------ DATA LINES

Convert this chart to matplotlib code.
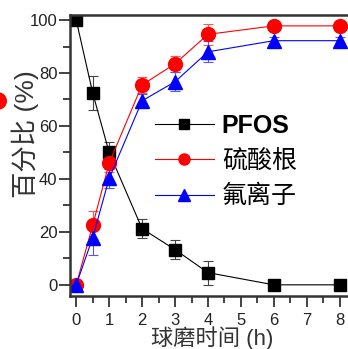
import matplotlib
matplotlib.use("Agg")
import matplotlib.pyplot as plt
from matplotlib.patches import Circle
from matplotlib.ticker import MultipleLocator

plt.rcParams['font.family'] = ['Liberation Sans', 'Noto Sans CJK SC', 'DejaVu Sans']

# milling time (h)
hours = [0, 0.5, 1, 2, 3, 4, 6, 8]

# percentage values
pfos = [100, 72.5, 50, 21.2, 13.3, 4.6, 0, 0]
pfos_err = [0.5, 6.5, 4.0, 3.5, 3.7, 4.5, 2.0, 1.5]

sulfate = [0, 22.5, 46, 75.5, 83.5, 94.6, 97.8, 97.8]
sulfate_err = [0.5, 5.3, 3.5, 3.0, 3.0, 4.0, 2.0, 2.0]

fluoride = [0, 17.8, 40.2, 69.5, 76.7, 88.0, 92.2, 92.2]
fluoride_err = [0.5, 6.5, 3.5, 2.5, 3.5, 4.0, 1.5, 1.5]

labels = ['PFOS', '硫酸根', '氟离子']

fig = plt.figure(figsize=(3.48, 3.49), dpi=100)
ax = fig.add_axes([0.201, 0.152, 0.834, 0.805])

c1 = ax.errorbar(hours, pfos, yerr=pfos_err, color='black', ecolor='#444444',
                 marker='s', markersize=9, linewidth=0.8, elinewidth=0.8,
                 capsize=3.5, capthick=0.8)
c2 = ax.errorbar(hours, sulfate, yerr=sulfate_err, color='#ff0000', ecolor='#ff5555',
                 marker='o', markersize=10, linewidth=0.8, elinewidth=0.8,
                 capsize=3.5, capthick=0.8)
c3 = ax.errorbar(hours, fluoride, yerr=fluoride_err, color='#0000ff', ecolor='#5555ff',
                 marker='^', markersize=10, linewidth=0.8, elinewidth=0.8,
                 capsize=3.5, capthick=0.8)

ax.set_xlim(-0.19, 8.62)
ax.set_ylim(-4.2, 101.9)
ax.xaxis.set_major_locator(MultipleLocator(1))
ax.xaxis.set_minor_locator(MultipleLocator(0.5))
ax.yaxis.set_major_locator(MultipleLocator(20))
ax.yaxis.set_minor_locator(MultipleLocator(10))
ax.tick_params(which='major', direction='out', length=8, width=1.2, labelsize=12,
               colors='#222222')
ax.tick_params(which='minor', direction='out', length=5, width=1.2, colors='#222222')
ax.tick_params(axis='x', pad=4)
ax.tick_params(axis='y', pad=1)

for side in ['left', 'bottom', 'top', 'right']:
    ax.spines[side].set_linewidth(1.8)
    ax.spines[side].set_color('#333333')

ax.set_xlabel('球磨时间 (h)', fontsize=16, color='#333333')
ax.xaxis.set_label_coords(0.49, -0.108, transform=ax.transAxes)
ax.xaxis.label.set_va('top')
ax.set_ylabel('百分比 (%)', fontsize=19, color='#333333')
ax.yaxis.set_label_coords(-0.155, 0.575)
ax.yaxis.label.set_va('center')

leg = ax.legend(handles=[c1[0], c2[0], c3[0]], labels=labels,
                loc='center left', bbox_to_anchor=(0.215, 0.48), frameon=False,
                fontsize=18, handlelength=2.36, handletextpad=0.32,
                labelspacing=0.45, markerscale=0.8)
leg.get_texts()[0].set_fontweight('bold')

# partial marker from a neighbouring panel at the left edge
fig.patches.append(Circle((-0.005, 1 - 101 / 349), 8 / 348, color='#ff0000',
                          transform=fig.transFigure, figure=fig))

fig.savefig('out.png', dpi=100)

------------

**WHAT NEEDS TO BE DONE**:
Go from the first line of the data above to the line containing "ax = fig.add_axes([0.201, 0.152, 0.834, 0.805])" and retype exactly those lines, both included, but none of the pictures.

**OUTPUT BELOW**:
Convert this chart to matplotlib code.
import matplotlib
matplotlib.use("Agg")
import matplotlib.pyplot as plt
from matplotlib.patches import Circle
from matplotlib.ticker import MultipleLocator

plt.rcParams['font.family'] = ['Liberation Sans', 'Noto Sans CJK SC', 'DejaVu Sans']

# milling time (h)
hours = [0, 0.5, 1, 2, 3, 4, 6, 8]

# percentage values
pfos = [100, 72.5, 50, 21.2, 13.3, 4.6, 0, 0]
pfos_err = [0.5, 6.5, 4.0, 3.5, 3.7, 4.5, 2.0, 1.5]

sulfate = [0, 22.5, 46, 75.5, 83.5, 94.6, 97.8, 97.8]
sulfate_err = [0.5, 5.3, 3.5, 3.0, 3.0, 4.0, 2.0, 2.0]

fluoride = [0, 17.8, 40.2, 69.5, 76.7, 88.0, 92.2, 92.2]
fluoride_err = [0.5, 6.5, 3.5, 2.5, 3.5, 4.0, 1.5, 1.5]

labels = ['PFOS', '硫酸根', '氟离子']

fig = plt.figure(figsize=(3.48, 3.49), dpi=100)
ax = fig.add_axes([0.201, 0.152, 0.834, 0.805])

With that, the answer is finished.